De légers spoils
Que dire de ce film ? Je suis mitigé, et ne sais pas trop si je l'ai aimé ou non. Car on atteint une telle grâce, on touche presque au divin dans les scènes de chant... mais le reste m'a peu emballé, au point même que je me suis jamais senti concerné.
Car, tout simplement, leur histoire d'amour, je m'en suis foutu. Ca ne m'a que peu atteint, et même s'il y a une recherche identitaire derrière tout ça, la vie d'exile entre autre, et bien ça ne m'a pas intéressé. Cette quête identitaire m'intéresse chez Angelopoulos, par exemple... Ces histoires d'amour impossibles, à travers les frontières d'une Europe scindée en deux au milieu du XXe siècle, c'est très prenant, mais ici, pas plus que ça, car la recherche identitaire est trop peu exploitée, et parce que l'histoire d'amour manque à la fois d'érotisme et de vraisemblance.
Néanmoins, la réalisation est absolument magnifique, elle est même impeccable (trop, peut-être ?). C'est d'ailleurs tout ce que j'aime au cinéma. C'est une mise en scène qui se rapproche un peu de celle de Haneke (et donc de son hériter Ulrich Seidl), bien que celui-ci n'ait pas fait de film en noir et blanc à part Le Ruban Blanc . Nous avons énormément de plans fixes, la musique n'est jamais utilisée en dehors des scènes de chants où elle sert la dramaturgie, à côté de ça le film est très silencieux, et il y a de nombreux cut très longs (au moins 3 ou 4 secondes sur fond noir, ce qui est assez long au cinéma). Ce qui fait penser à une série de fragments, comme a pu le faire Haneke justement dans 71 fragments d'une chronologie du hasard . La qualité de la photographie est somptueuse, et les plans qui en découlent également. Un cinéma très géométrique, comme Seidl, avec une caméra qui ne bouge que très rarement. Vraiment, formellement c'est très beau, et c'est peut-être la plus belle utilisation du noir & blanc moderne que j'ai pu voir en terme de beauté purement esthétique du plan (avec, bien entendu, Bela Tarr).
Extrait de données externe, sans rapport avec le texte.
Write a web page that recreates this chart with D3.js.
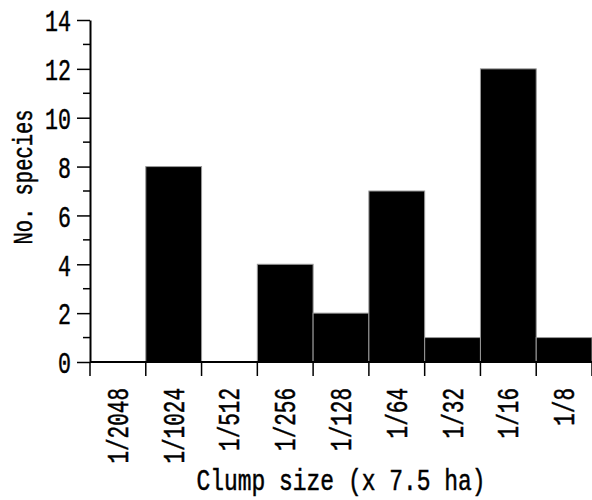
<!DOCTYPE html>
<html>
<head>
<meta charset="utf-8">
<script src="https://cdn.jsdelivr.net/npm/d3@7"></script>
<style>
  body { margin: 0; background: #fff; }
  text { font-family: "Liberation Mono", "DejaVu Sans Mono", monospace; fill: #000; stroke: #000; stroke-width: 0.5px; }
</style>
</head>
<body>
<svg id="chart" width="592" height="500"></svg>
<script>
// clump size classes and species counts
var sizes = ["1/2048", "1/1024", "1/512", "1/256", "1/128", "1/64", "1/32", "1/16", "1/8"];
var species = [0, 8, 0, 4, 2, 7, 1, 12, 1];
var yTicks = [0, 2, 4, 6, 8, 10, 12, 14];
var yMinor = [1, 3, 5, 7, 9, 11, 13];

var margin = {top: 20, right: 0, bottom: 138, left: 90};
var width = 592 - margin.left - margin.right;
var height = 500 - margin.top - margin.bottom;

var svg = d3.select("#chart");
var g = svg.append("g").attr("transform", "translate(" + margin.left + "," + margin.top + ")");

var x = d3.scaleBand().domain(sizes).range([0, width]).padding(0);
var y = d3.scaleLinear().domain([0, 14]).range([height, 0]);

// bars (empty classes are not drawn)
g.selectAll("rect.bar")
	.data(sizes.filter(function(d, i) { return species[i] > 0; }))
	.enter()
	.append("rect")
	.attr("class", "bar")
	.attr("x", function(d) { return x(d); })
	.attr("width", x.bandwidth())
	.attr("y", function(d) { return y(species[sizes.indexOf(d)]); })
	.attr("height", function(d) { return height - y(species[sizes.indexOf(d)]); })
	.attr("fill", "#000")
	.attr("stroke", "#999")
	.attr("stroke-width", 1);

// y axis, major ticks
var yAxis = g.append("g")
	.call(d3.axisLeft(y).tickValues(yTicks).tickSize(13).tickSizeOuter(0).tickFormat(d3.format("d")));
yAxis.select(".domain").attr("stroke-width", 2);
yAxis.selectAll(".tick line").attr("stroke-width", 1.5);
yAxis.selectAll(".tick text")
	.attr("x", -19 / 0.72)
	.attr("dy", "0.36em")
	.attr("transform", "scale(0.72,1)")
	.style("font-size", "30px");

// y axis, minor ticks
g.append("g").selectAll("line")
	.data(yMinor)
	.enter()
	.append("line")
	.attr("x1", -7).attr("x2", 0)
	.attr("y1", function(d) { return y(d); })
	.attr("y2", function(d) { return y(d); })
	.attr("stroke", "#000")
	.attr("stroke-width", 1.5);

// x axis
var xAxis = g.append("g").attr("transform", "translate(0," + height + ")");
xAxis.append("line")
	.attr("x1", 0).attr("x2", width)
	.attr("stroke", "#000").attr("stroke-width", 2);

var edges = sizes.map(function(d) { return x(d); }).concat([x.range()[1]]);
xAxis.selectAll("line.tick")
	.data(edges)
	.enter()
	.append("line")
	.attr("class", "tick")
	.attr("x1", function(d) { return d; })
	.attr("x2", function(d) { return d; })
	.attr("y1", 0).attr("y2", 14)
	.attr("stroke", "#000").attr("stroke-width", 1.5);

xAxis.selectAll("text")
	.data(sizes)
	.enter()
	.append("text")
	.attr("text-anchor", "end")
	.attr("transform", function(d) {
		return "translate(" + (x(d) + x.bandwidth() / 2 + 10) + ",26) rotate(-90) scale(0.7,1)";
	})
	.style("font-size", "30px")
	.text(function(d) { return d; });

// axis titles
svg.append("text")
	.attr("x", margin.left + width / 2)
	.attr("y", 490)
	.attr("text-anchor", "middle")
	.attr("textLength", 289)
	.attr("lengthAdjust", "spacingAndGlyphs")
	.style("font-size", "29px")
	.text("Clump size (x 7.5 ha)");

svg.append("text")
	.attr("transform", "translate(32,177) rotate(-90)")
	.attr("text-anchor", "middle")
	.attr("textLength", 135)
	.attr("lengthAdjust", "spacingAndGlyphs")
	.style("font-size", "28px")
	.text("No. species");
</script>
</body>
</html>
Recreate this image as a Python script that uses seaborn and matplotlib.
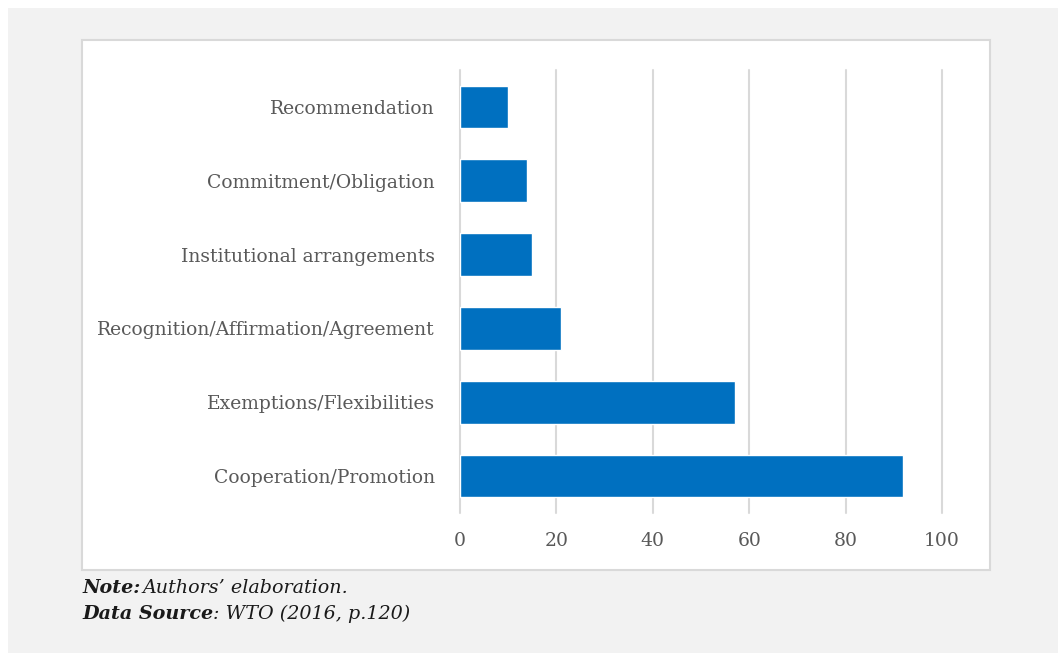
import matplotlib
matplotlib.use("Agg")
import matplotlib.pyplot as plt
from matplotlib.patches import Rectangle
import seaborn as sns
import pandas as pd

# Agreement provisions by type (count)
categories = [
    "Recommendation",
    "Commitment/Obligation",
    "Institutional arrangements",
    "Recognition/Affirmation/Agreement",
    "Exemptions/Flexibilities",
    "Cooperation/Promotion",
]
counts = [10, 14, 15, 21, 57, 92]
x_ticks = [0, 20, 40, 60, 80, 100]

df = pd.DataFrame({"category": categories, "count": counts})

sns.set_theme(style="white")
plt.rcParams["font.family"] = ["DejaVu Serif"]

W, H = 1058, 654
fig = plt.figure(figsize=(W / 100, H / 100), dpi=100)
fig.patch.set_facecolor("white")


def px_rect(x0, y0, x1, y1, **kw):
    return Rectangle((x0 / W, 1 - y1 / H), (x1 - x0) / W, (y1 - y0) / H,
                     transform=fig.transFigure, **kw)


# grey page background and white chart area
fig.patches.append(px_rect(8, 8, 1058, 653, facecolor="#f2f2f2", edgecolor="none", zorder=-3))
fig.patches.append(px_rect(82, 40, 990, 570, facecolor="white", edgecolor="#d9d9d9",
                           linewidth=1.5, zorder=-2))

ax = fig.add_axes([460 / W, 1 - 513 / H, (942 - 460) / W, (513 - 70) / H])
ax.set_facecolor("none")

sns.barplot(data=df, x="count", y="category", color="#0070C0", width=0.58,
            saturation=1, ax=ax, zorder=3)

ax.set_xlim(0, 100)
ax.set_ylim(len(categories) - 0.5, -0.5)
ax.set_xticks(x_ticks)
ax.set_xticklabels([str(t) for t in x_ticks])
ax.grid(axis="x", color="#d9d9d9", linewidth=1.5, zorder=0)
ax.grid(axis="y", visible=False)
for gl in ax.get_xgridlines():
    gl.set_clip_on(False)
for s in ax.spines.values():
    s.set_visible(False)
ax.set_xlabel("")
ax.set_ylabel("")
ax.tick_params(axis="x", length=0, pad=14, labelsize=13.5, labelcolor="#595959")
ax.tick_params(axis="y", length=0, pad=18, labelsize=13.5, labelcolor="#595959")

# notes below the chart
y1 = 1 - 588 / H
y2 = 1 - 614 / H
x0 = 82 / W
fs = 13.8
t = fig.text(x0, y1, "Note:", fontsize=fs, fontweight="bold", fontstyle="italic",
             color="#1a1a1a", va="center")
fig.canvas.draw()
bb = t.get_window_extent()
fig.text(bb.x1 / W + 0.002, y1, "Authors\u2019 elaboration.", fontsize=fs,
         fontstyle="italic", color="#1a1a1a", va="center")
t2 = fig.text(x0, y2, "Data Source", fontsize=fs, fontweight="bold", fontstyle="italic",
              color="#1a1a1a", va="center")
fig.canvas.draw()
bb2 = t2.get_window_extent()
fig.text(bb2.x1 / W, y2, ": WTO (2016, p.120)", fontsize=fs,
         fontstyle="italic", color="#1a1a1a", va="center")

fig.savefig("out.png", dpi=100)
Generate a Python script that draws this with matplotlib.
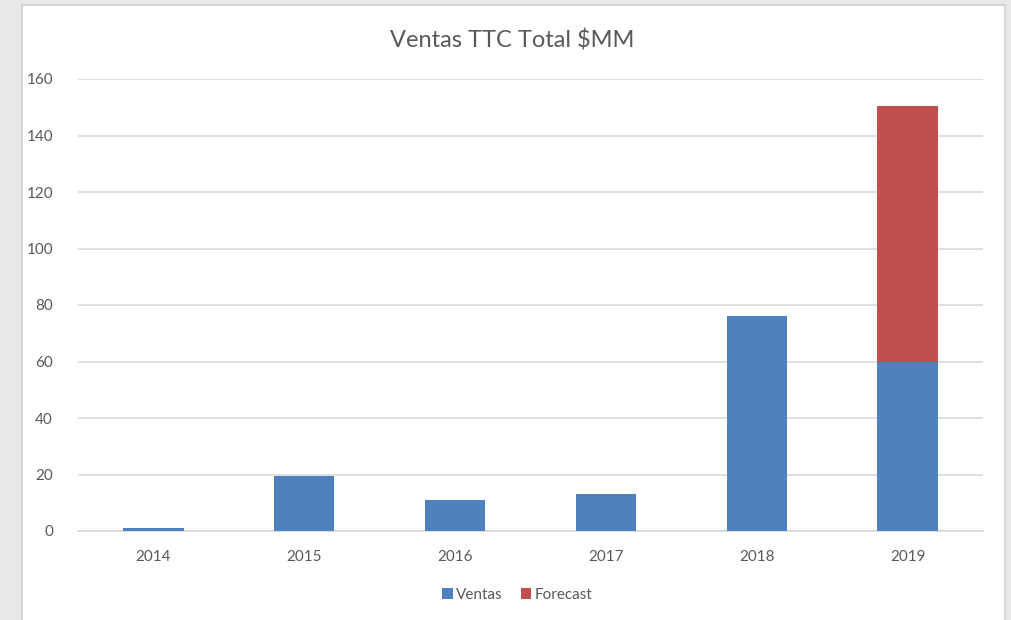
import matplotlib
matplotlib.use("Agg")
import matplotlib.pyplot as plt
from matplotlib.patches import Rectangle

years = ["2014", "2015", "2016", "2017", "2018", "2019"]
ventas = [1, 19.5, 11, 13, 76, 60]
forecast = [0, 0, 0, 0, 0, 90.5]
yticks = [0, 20, 40, 60, 80, 100, 120, 140, 160]

plt.rcParams['font.family'] = ['Lato', 'DejaVu Sans']

fig = plt.figure(figsize=(10.12, 6.2), dpi=100)
fig.patch.set_facecolor('#e8e8e8')
bg = Rectangle((22/1012, -0.01), (1005-22)/1012, (620-5)/620 + 0.01,
               transform=fig.transFigure, facecolor='white',
               edgecolor='#d0d0d0', linewidth=1.2, zorder=-10)
fig.patches.append(bg)

ax = fig.add_axes([78/1012, (620-531)/620, (983-78)/1012, (531-79)/620])
ax.set_zorder(5)
ax.set_facecolor('none')
x = list(range(len(years)))
blue = '#4f81bd'
red = '#c0504d'
ax.bar(x, ventas, width=0.40, color=blue, label='Ventas', zorder=3)
ax.bar(x, forecast, width=0.40, bottom=ventas, color=red, label='Forecast', zorder=3)

ax.set_xlim(-0.5, len(years) - 0.5)
ax.set_ylim(0, 160)
ax.set_yticks(yticks)
ax.set_xticks(x)
ax.set_xticklabels(years)
ax.yaxis.grid(True, color='#d9d9d9', linewidth=1.2, zorder=0)
ax.set_axisbelow(True)
for s in ['top', 'right', 'left']:
    ax.spines[s].set_visible(False)
ax.spines['bottom'].set_color('#d9d9d9')
ax.spines['bottom'].set_linewidth(1.2)
ax.tick_params(axis='both', length=0, labelsize=11, labelcolor='#595959')
ax.tick_params(axis='x', pad=14)
ax.tick_params(axis='y', pad=18)

fig.text(512/1012, (620-40)/620, 'Ventas TTC Total $MM', ha='center', va='center',
         fontsize=17, color='#595959', zorder=6)

ax.legend(loc='center', bbox_to_anchor=(517/1012, (620-595)/620),
          bbox_transform=fig.transFigure, ncol=2, frameon=False,
          fontsize=11, labelcolor='#595959', handlelength=0.7, handleheight=0.7,
          handletextpad=0.2, columnspacing=1.2)

fig.savefig('out.png', dpi=100, facecolor=fig.get_facecolor())
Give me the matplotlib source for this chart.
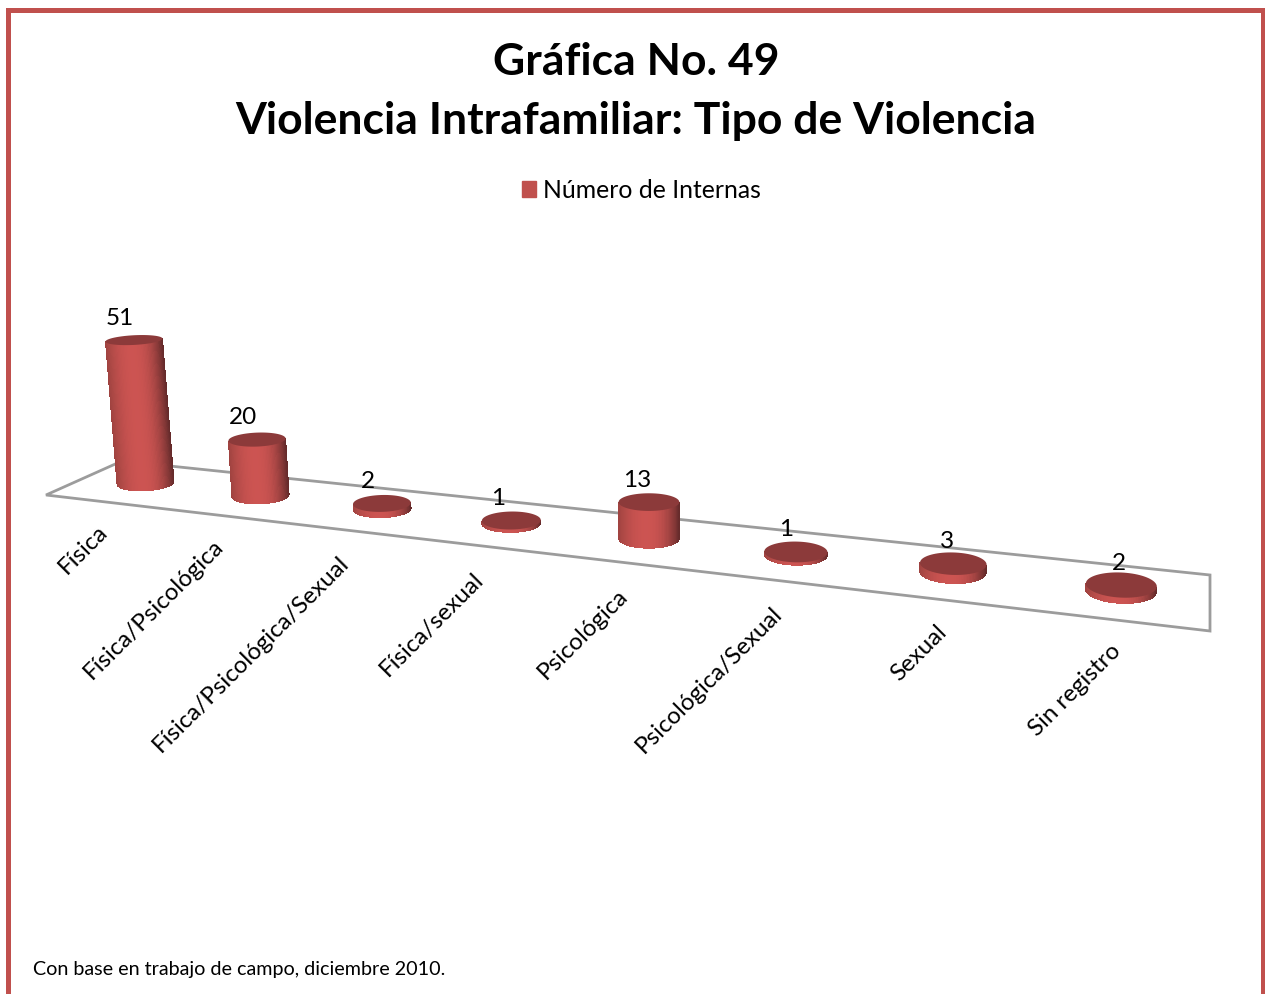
import matplotlib
matplotlib.use('Agg')
import matplotlib.pyplot as plt
from matplotlib.patches import Patch, Polygon, Rectangle
import numpy as np

# data
categorias = ['Física', 'Física/Psicológica', 'Física/Psicológica/Sexual', 'Física/sexual',
              'Psicológica', 'Psicológica/Sexual', 'Sexual', 'Sin registro']
internas = [51, 20, 2, 1, 13, 1, 3, 2]

titulo = 'Gráfica No. 49\nViolencia Intrafamiliar: Tipo de Violencia'
serie = 'Número de Internas'
nota = 'Con base en trabajo de campo, diciembre 2010.'

ROJO = '#C0504D'
TAPA = '#8C3A3A'
GRIS = '#9C9C9C'

plt.rcParams['font.family'] = ['Lato', 'DejaVu Sans']

fig = plt.figure(figsize=(12.65, 9.94), dpi=100)
ax = fig.add_axes([0, 0, 1, 1])
ax.set_xlim(0, 1265)
ax.set_ylim(994, 0)
ax.axis('off')

# frame (its bottom edge falls outside the page)
ax.add_patch(Rectangle((7.5, 10), 1255.5, 1000, fc='white', ec=ROJO, lw=3.6, zorder=0))

# floor of the 3D plot
esq_front_izq = (46, 495)
esq_back_izq = (122, 461)
esq_back_der = (1210, 575)
esq_front_der = (1210, 631)
ax.add_patch(Polygon([esq_front_izq, esq_back_izq, esq_back_der, esq_front_der],
                     closed=True, fc='white', ec=GRIS, lw=2, zorder=1))


def linea(p, q, x):
    return p[1] + (q[1] - p[1]) * (x - p[0]) / (q[0] - p[0])


def base_x(i):
    # categories get wider towards the viewer
    return 145.5 + 111.95 * i + 2.9 * i ** 2 + 0.1448 * i ** 3


def base_y(x):
    # bars stand a little behind the middle of the floor
    return (linea(esq_front_izq, esq_front_der, x) + linea((173, 467), esq_back_der, x)) / 2 - 2.5


def elipse(cx, cy, rx, ry, rot, th):
    c, s = np.cos(rot), np.sin(rot)
    ex, ey = rx * np.cos(th), ry * np.sin(th)
    return cx + ex * c - ey * s, cy + ex * s + ey * c


def tono(u):
    # horizontal shading of the cylinder wall, u from -1 (left) to 1 (right)
    claro = np.array([0.80, 0.33, 0.32])
    izq = np.array([0.62, 0.26, 0.25])
    der = np.array([0.40, 0.17, 0.17])
    if u < -0.1:
        t = (u + 0.1) / -0.9
        return claro + (izq - claro) * t ** 2
    t = (u + 0.1) / 1.1
    return claro + (der - claro) * t ** 2.5


def cilindro(i, valor):
    x = base_x(i)
    y = base_y(x)
    h = 2.8 * valor
    rx = 28.5 + 7.4e-6 * (x - 147) ** 2
    # perspective: walls lean away from the middle, lids get flatter higher up
    xt = x + (x - 649) * 1.6e-4 * h
    yt = y - h
    rot = np.radians((x - 649) * 0.006)
    razon = lambda yy: 0.17 + 0.00075 * (yy - 341)
    ry_b, ry_t = rx * razon(y), rx * razon(yt)

    ths = np.linspace(np.pi, 0, 61)
    for a, b in zip(ths[:-1], ths[1:]):
        xa, ya = elipse(x, y, rx, ry_b, rot, np.array([a, b]))
        xb, yb = elipse(xt, yt, rx, ry_t, rot, np.array([a, b]))
        ax.add_patch(Polygon([(xa[0], ya[0]), (xa[1], ya[1]), (xb[1], yb[1]), (xb[0], yb[0])],
                             closed=True, fc=tono(np.cos((a + b) / 2)), ec='none',
                             antialiased=False, zorder=3 + i))
    th = np.linspace(0, 2 * np.pi, 80)
    ex, ey = elipse(xt, yt, rx, ry_t, rot, th)
    ax.fill(ex, ey, color=TAPA, lw=0, zorder=3 + i)
    return xt, yt


# bars and value labels
for i, valor in enumerate(internas):
    xt, yt = cilindro(i, valor)
    ax.text(xt - 14 + 12 * (i / 7) ** 3, yt - 22, str(valor), fontsize=17.5,
            ha='center', va='center', color='black', zorder=20)

# category labels at 45 degrees
for i, nombre in enumerate(categorias):
    ax.text(104.5 + 110.4 * i + 4.9 * i ** 2, 528 + 15 * i + 0.3 * i ** 2, nombre, fontsize=17.4,
            rotation=45, rotation_mode='anchor', ha='right', va='center', color='black')

ax.text(636, 91.5, titulo, fontsize=32, fontweight='bold', ha='center', va='center',
        linespacing=1.56, color='black')

ax.legend(handles=[Patch(color=ROJO, label=serie)], loc='center', bbox_to_anchor=(641, 190.5),
          bbox_transform=ax.transData, frameon=False, fontsize=17.8, handlelength=0.6,
          handleheight=0.6, handletextpad=0.25, borderpad=0, labelcolor='black')

ax.text(33, 970, nota, fontsize=14.2, ha='left', va='center', color='black')

fig.savefig('out.png', dpi=100)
Sauf que parfois, j'ai l'impression que la mise en scène ne sert pas le fond, que ça tombe un peu dans l'exercice de style, car le film est trop parfait, et parfois, ça me dérange. Ce film souffre d'un problème d'écriture je trouve... L'utilisation outrancière de l'ellipse dessert le film. Car l'oeuvre manque cruellement de liant, et toutes ses séquences, ces fragments, semblent n'avoir aucune saveur... Trop de moment de stase, le film ne semble pas vivre. J'ai néanmoins adoré cette séquence finale, ce mariage dans un tombeau en ruine, qui se précède d'un suicide organisé, rappelant le suicide de Cléopâtre et de Marc-Antoine dans le Mausolée. Et ces derniers mots sont magnifiques ; assis sur un banc, attendant leur mort, elle lui dit "viens, allons de l'autre côté, la vue sera plus belle." Finalement, c'est là que le film prend du sens ; l'amour-passion ne peut se vivre que dans la mort, car il est éternel, et seul la mort peut permettre à l'homme de parvenir à une éternité.
Je n'ai donc pas été très touché par toute cette histoire, plutôt mal écrite, bien que follement bien réalisé. Mais... Mais pourtant... Il y a ces scènes de chants, des chants folkloriques, bohémiens, parfois même à l'empreinte religieuse, et ce sont des moments absolument divins, on y atteint quelque chose que j'ai rarement ressenti au cinéma. Ce premier chant de l'héroïne, lorsque celle-ci insiste pour chanter le refrain de ce qu'elle chante, c'est à en pleurer tellement c'est beau. Le réalisateur à réussi à capter un sublime derrière tous ces chants, qui ne sont pas des chants classiques qui plus est. Et rien que pour cela, le film m'a malgré tout transcendé, notamment pendant la première demi-heure.
On y trouve une beauté salvatrice, et on y trouve un certain salut. Que Dieu semble si proche, dans ces moments de grâces.